What you have to do:
Can you transcribe the data exactly? Leave the pictures out.
___ Data segment
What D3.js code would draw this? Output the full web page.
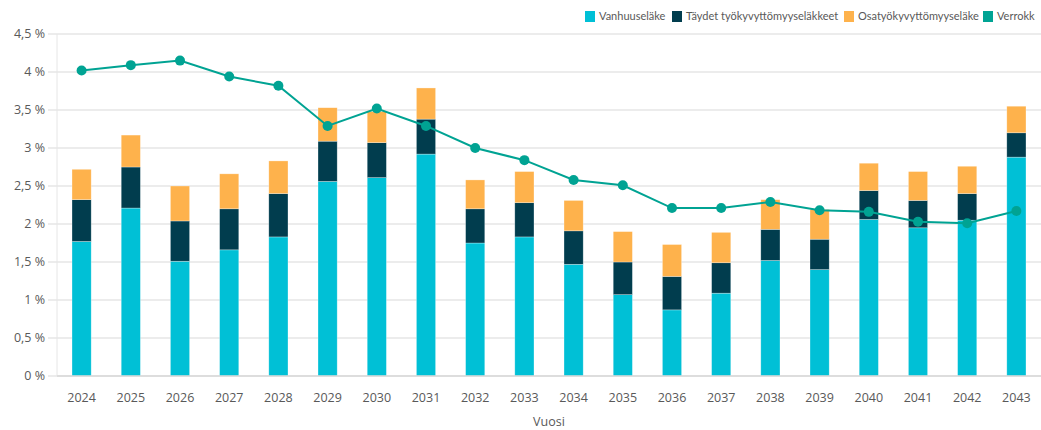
<!DOCTYPE html>
<html>
<head>
<meta charset="utf-8">
<script src="https://cdn.jsdelivr.net/npm/d3@7"></script>
<style>
  body { margin: 0; background: #fff; }
  svg { display: block; font-family: "Open Sans", "DejaVu Sans", sans-serif; }
</style>
</head>
<body>
<div id="chart"></div>
<script>
// vuodet
var years = ["2024","2025","2026","2027","2028","2029","2030","2031","2032","2033",
             "2034","2035","2036","2037","2038","2039","2040","2041","2042","2043"];
// pinotut osat, %
var vanhuus = [1.77,2.21,1.51,1.66,1.83,2.56,2.61,2.92,1.75,1.83,1.47,1.07,0.87,1.09,1.52,1.40,2.06,1.95,2.05,2.88];
var taydet  = [0.55,0.54,0.53,0.54,0.57,0.53,0.46,0.46,0.45,0.45,0.44,0.43,0.44,0.40,0.41,0.40,0.38,0.36,0.35,0.32];
var osa     = [0.40,0.42,0.46,0.46,0.43,0.44,0.41,0.41,0.38,0.41,0.40,0.40,0.42,0.40,0.39,0.39,0.36,0.38,0.36,0.35];
// viiva
var verrokki = [4.02,4.09,4.15,3.94,3.82,3.29,3.52,3.29,3.00,2.84,2.58,2.51,2.21,2.21,2.29,2.18,2.16,2.03,2.01,2.17];
var yTicks = [0,0.5,1,1.5,2,2.5,3,3.5,4,4.5];
var seriesNames = ["Vanhuuseläke","Täydet työkyvyttömyyseläkkeet","Osatyökyvyttömyyseläke","Verrokkilaskelma"];

var colors = ["#00c0d6","#013d4e","#feb24c","#00a393"];
var W = 1041, H = 430;
var plotL = 57, plotR = 1041, plotT = 34, plotB = 376;

var svg = d3.select("#chart").append("svg").attr("width", W).attr("height", H);

var x = d3.scaleBand().domain(years).range([plotL, plotR]).paddingInner(0.61).paddingOuter(0.305);
var y = d3.scaleLinear().domain([0, 4.5]).range([plotB, plotT]);

// gridlines
svg.append("g").selectAll("line").data(yTicks).enter().append("line")
  .attr("x1", 48).attr("x2", plotR)
  .attr("y1", function(d){ return y(d); }).attr("y2", function(d){ return y(d); })
  .attr("stroke", "#e6e6e6").attr("stroke-width", 1.5);

svg.append("line").attr("x1", plotL).attr("x2", plotL).attr("y1", plotT).attr("y2", plotB)
  .attr("stroke", "#e6e6e6").attr("stroke-width", 1);

// y tick labels
svg.append("g").selectAll("text").data(yTicks).enter().append("text")
  .attr("x", 45).attr("y", function(d){ return y(d); }).attr("dy", "0.35em")
  .attr("text-anchor", "end").attr("font-size", 12.5).attr("fill", "#595959")
  .text(function(d){ return String(d).replace(".", ",") + " %"; });

// stacked bars
var rows = years.map(function(yr, i){ return {year: yr, a: vanhuus[i], b: taydet[i], c: osa[i]}; });
var stack = d3.stack().keys(["a","b","c"])(rows);

svg.append("g").selectAll("g").data(stack).enter().append("g")
  .attr("fill", function(d, i){ return colors[i]; })
  .selectAll("rect").data(function(d){ return d; }).enter().append("rect")
  .attr("x", function(d){ return x(d.data.year); })
  .attr("width", x.bandwidth())
  .attr("y", function(d){ return y(d[1]); })
  .attr("height", function(d){ return y(d[0]) - y(d[1]); })
  .attr("stroke", "rgba(255,255,255,0.5)").attr("stroke-width", 0.6);

// x axis line
svg.append("line").attr("x1", plotL).attr("x2", plotR).attr("y1", plotB).attr("y2", plotB)
  .attr("stroke", "#d9d9d9").attr("stroke-width", 1.5);

// x labels
svg.append("g").selectAll("text").data(years).enter().append("text")
  .attr("x", function(d){ return x(d) + x.bandwidth() / 2; }).attr("y", 402)
  .attr("text-anchor", "middle").attr("font-size", 12.5).attr("fill", "#595959")
  .text(function(d){ return d; });

svg.append("text").attr("x", (plotL + plotR) / 2).attr("y", 426)
  .attr("text-anchor", "middle").attr("font-size", 12.5).attr("fill", "#595959").text("Vuosi");

// line
var line = d3.line()
  .x(function(d, i){ return x(years[i]) + x.bandwidth() / 2; })
  .y(function(d){ return y(d); });

svg.append("path").datum(verrokki).attr("d", line)
  .attr("fill", "none").attr("stroke", colors[3]).attr("stroke-width", 2);

svg.append("g").selectAll("circle").data(verrokki).enter().append("circle")
  .attr("cx", function(d, i){ return x(years[i]) + x.bandwidth() / 2; })
  .attr("cy", function(d){ return y(d); })
  .attr("r", 5).attr("fill", colors[3]);

// legend
svg.append("clipPath").attr("id", "lg").append("rect").attr("x", 0).attr("y", 0).attr("width", 1035).attr("height", 30);
var legX = [585, 672, 844, 983];
var leg = svg.append("g").attr("clip-path", "url(#lg)").selectAll("g").data(seriesNames).enter().append("g")
  .attr("transform", function(d, i){ return "translate(" + legX[i] + ",11)"; });
leg.append("rect").attr("width", 10).attr("height", 11).attr("fill", function(d, i){ return colors[i]; });
leg.append("text").attr("x", 14).attr("y", 5.5).attr("dy", "0.35em")
  .attr("font-family", "Lato, 'Open Sans', sans-serif")
  .attr("font-size", 11).attr("fill", "#595959").text(function(d){ return d; });
</script>
</body>
</html>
______
Task answer:
What D3.js code would draw this? Output the full web page.
<!DOCTYPE html>
<html>
<head>
<meta charset="utf-8">
<script src="https://cdn.jsdelivr.net/npm/d3@7"></script>
<style>
  body { margin: 0; background: #fff; }
  svg { display: block; font-family: "Open Sans", "DejaVu Sans", sans-serif; }
</style>
</head>
<body>
<div id="chart"></div>
<script>
// vuodet
var years = ["2024","2025","2026","2027","2028","2029","2030","2031","2032","2033",
             "2034","2035","2036","2037","2038","2039","2040","2041","2042","2043"];
// pinotut osat, %
var vanhuus = [1.77,2.21,1.51,1.66,1.83,2.56,2.61,2.92,1.75,1.83,1.47,1.07,0.87,1.09,1.52,1.40,2.06,1.95,2.05,2.88];
var taydet  = [0.55,0.54,0.53,0.54,0.57,0.53,0.46,0.46,0.45,0.45,0.44,0.43,0.44,0.40,0.41,0.40,0.38,0.36,0.35,0.32];
var osa     = [0.40,0.42,0.46,0.46,0.43,0.44,0.41,0.41,0.38,0.41,0.40,0.40,0.42,0.40,0.39,0.39,0.36,0.38,0.36,0.35];
// viiva
var verrokki = [4.02,4.09,4.15,3.94,3.82,3.29,3.52,3.29,3.00,2.84,2.58,2.51,2.21,2.21,2.29,2.18,2.16,2.03,2.01,2.17];
var yTicks = [0,0.5,1,1.5,2,2.5,3,3.5,4,4.5];
var seriesNames = ["Vanhuuseläke","Täydet työkyvyttömyyseläkkeet","Osatyökyvyttömyyseläke","Verrokkilaskelma"];

var colors = ["#00c0d6","#013d4e","#feb24c","#00a393"];
var W = 1041, H = 430;
var plotL = 57, plotR = 1041, plotT = 34, plotB = 376;

var svg = d3.select("#chart").append("svg").attr("width", W).attr("height", H);

var x = d3.scaleBand().domain(years).range([plotL, plotR]).paddingInner(0.61).paddingOuter(0.305);
var y = d3.scaleLinear().domain([0, 4.5]).range([plotB, plotT]);

// gridlines
svg.append("g").selectAll("line").data(yTicks).enter().append("line")
  .attr("x1", 48).attr("x2", plotR)
  .attr("y1", function(d){ return y(d); }).attr("y2", function(d){ return y(d); })
  .attr("stroke", "#e6e6e6").attr("stroke-width", 1.5);

svg.append("line").attr("x1", plotL).attr("x2", plotL).attr("y1", plotT).attr("y2", plotB)
  .attr("stroke", "#e6e6e6").attr("stroke-width", 1);

// y tick labels
svg.append("g").selectAll("text").data(yTicks).enter().append("text")
  .attr("x", 45).attr("y", function(d){ return y(d); }).attr("dy", "0.35em")
  .attr("text-anchor", "end").attr("font-size", 12.5).attr("fill", "#595959")
  .text(function(d){ return String(d).replace(".", ",") + " %"; });

// stacked bars
var rows = years.map(function(yr, i){ return {year: yr, a: vanhuus[i], b: taydet[i], c: osa[i]}; });
var stack = d3.stack().keys(["a","b","c"])(rows);

svg.append("g").selectAll("g").data(stack).enter().append("g")
  .attr("fill", function(d, i){ return colors[i]; })
  .selectAll("rect").data(function(d){ return d; }).enter().append("rect")
  .attr("x", function(d){ return x(d.data.year); })
  .attr("width", x.bandwidth())
  .attr("y", function(d){ return y(d[1]); })
  .attr("height", function(d){ return y(d[0]) - y(d[1]); })
  .attr("stroke", "rgba(255,255,255,0.5)").attr("stroke-width", 0.6);

// x axis line
svg.append("line").attr("x1", plotL).attr("x2", plotR).attr("y1", plotB).attr("y2", plotB)
  .attr("stroke", "#d9d9d9").attr("stroke-width", 1.5);

// x labels
svg.append("g").selectAll("text").data(years).enter().append("text")
  .attr("x", function(d){ return x(d) + x.bandwidth() / 2; }).attr("y", 402)
  .attr("text-anchor", "middle").attr("font-size", 12.5).attr("fill", "#595959")
  .text(function(d){ return d; });

svg.append("text").attr("x", (plotL + plotR) / 2).attr("y", 426)
  .attr("text-anchor", "middle").attr("font-size", 12.5).attr("fill", "#595959").text("Vuosi");

// line
var line = d3.line()
  .x(function(d, i){ return x(years[i]) + x.bandwidth() / 2; })
  .y(function(d){ return y(d); });

svg.append("path").datum(verrokki).attr("d", line)
  .attr("fill", "none").attr("stroke", colors[3]).attr("stroke-width", 2);

svg.append("g").selectAll("circle").data(verrokki).enter().append("circle")
  .attr("cx", function(d, i){ return x(years[i]) + x.bandwidth() / 2; })
  .attr("cy", function(d){ return y(d); })
  .attr("r", 5).attr("fill", colors[3]);

// legend
svg.append("clipPath").attr("id", "lg").append("rect").attr("x", 0).attr("y", 0).attr("width", 1035).attr("height", 30);
var legX = [585, 672, 844, 983];
var leg = svg.append("g").attr("clip-path", "url(#lg)").selectAll("g").data(seriesNames).enter().append("g")
  .attr("transform", function(d, i){ return "translate(" + legX[i] + ",11)"; });
leg.append("rect").attr("width", 10).attr("height", 11).attr("fill", function(d, i){ return colors[i]; });
leg.append("text").attr("x", 14).attr("y", 5.5).attr("dy", "0.35em")
  .attr("font-family", "Lato, 'Open Sans', sans-serif")
  .attr("font-size", 11).attr("fill", "#595959").text(function(d){ return d; });
</script>
</body>
</html>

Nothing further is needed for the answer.